Showing posts with label wind chimes. Show all posts
Showing posts with label wind chimes. Show all posts

Tuesday, January 17, 2012

Making Way for the New


Though today’s high temperature is forecast to be 66 degrees, it’s chilly out in the garden. The sun has withdrawn and a wind remains; the wind rarely stirs the large wind chimes so I know it’s strong when they’re ringing—and it’s not because I bumped into them.

Still, it felt good to be outdoors again doing some pruning and cleaning up. It’s easy to fall into considering gardening tasks to be a chore when I’m involved in getting other work accomplished or in a hurry to get out the door but today I’m reminded of why I enjoy gardening.

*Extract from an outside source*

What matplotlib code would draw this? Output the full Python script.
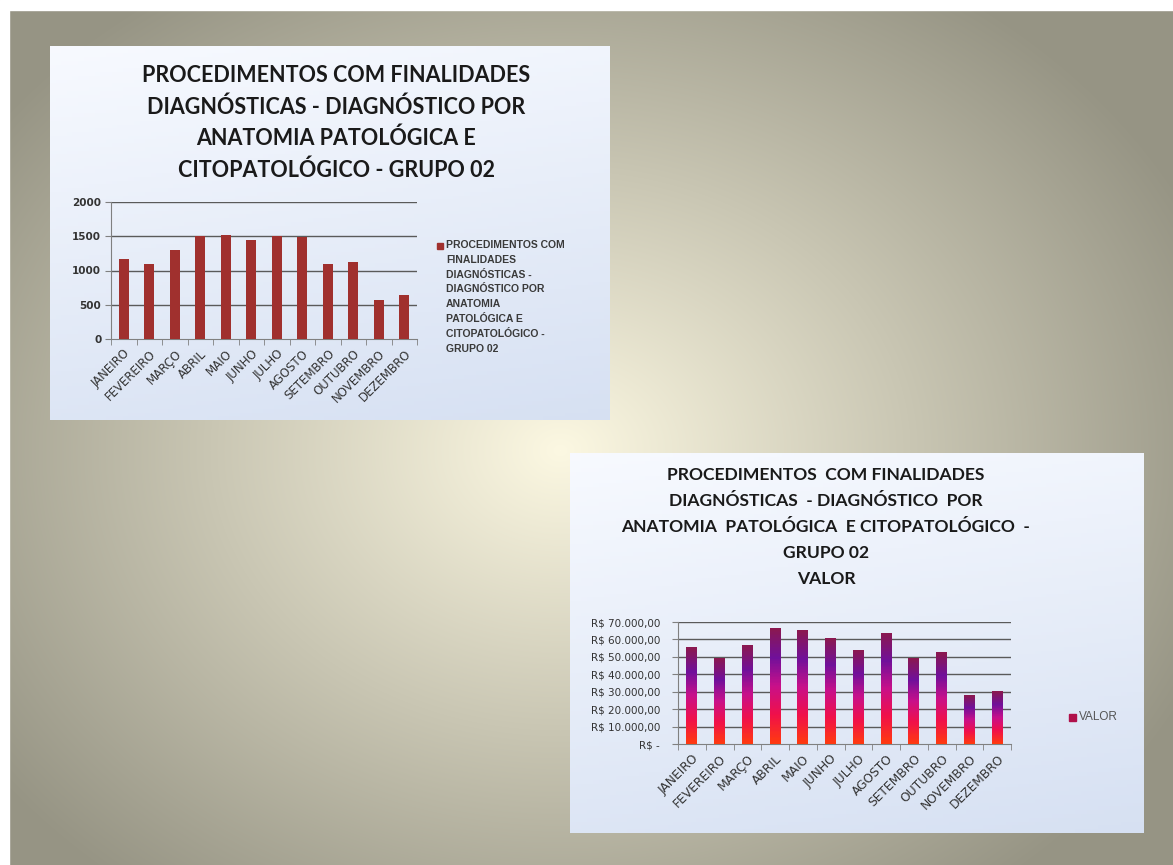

In addition to continually discovering new things, I find that I can pray and think as I garden.

Today, I pruned away more of the leggy, Victoria Blue salvia stems with their sometimes shriveled leaves in order to make way for the new growth pushing up from the roots*.


*When I write about clearing out the old to make way for the new, I sometimes worry that someone will apply such principles to people—those who are “old” or otherwise considered to be “unproductive” but I never mean such things. Jesus said, “Do unto others as you would have them do unto you” (Matthew 7:12). The other day a person who has traveled the world told me, “Nowhere but in America--and maybe Europe, are ‘old’ people looked down upon—everywhere else in the world they are honored for their wisdom.”

Gray hair is a crown of splendor; it is attained in the way of righteousness. Proverbs 16:21

Wednesday, August 31, 2011

Varying Levels


When Hurricane Irene headed for the East Coast of the U.S. last weekend, I had to take my hanging baskets and wind chimes down. It was really just a precaution since we only had a bit of bluster; the forecasters said that the winds would gust up to forty mph. However, we’ve had as much as eighty mph since we’ve lived in this home with no problem—that’s not to say that others didn’t have problems with their trees or that it wasn’t scary, but that my garden and home were fine.

Though very crowded around my feet, without the hanging elements, the garden looked barren above—like a big gaping hole. I realized again how important it is to me to have a garden that surrounds me on various levels. I’ve never been satisfied with a flowerbed with ankle or knee-high plants that I peer down at. In art classes, we artists are always told, that we need to vary the view in our paintings in order to keep the eye interested, “Never make any two things (or lines), even if they are like things, exactly the same.”

My husband and I bought the wind chimes at a Renaissance Festival in 1979; they’ve held up remarkably well all these years. Still, I decided to restring the pipes before rehanging them; they’re strung with monofilament. I’m glad that I learned to tie knots in Girl Scouts and that my troop leader wouldn’t put up with “granny knots”!

Monofilament is a wonderful product; I use it a lot to hang things. It’s inexpensive, strong and nearly invisible.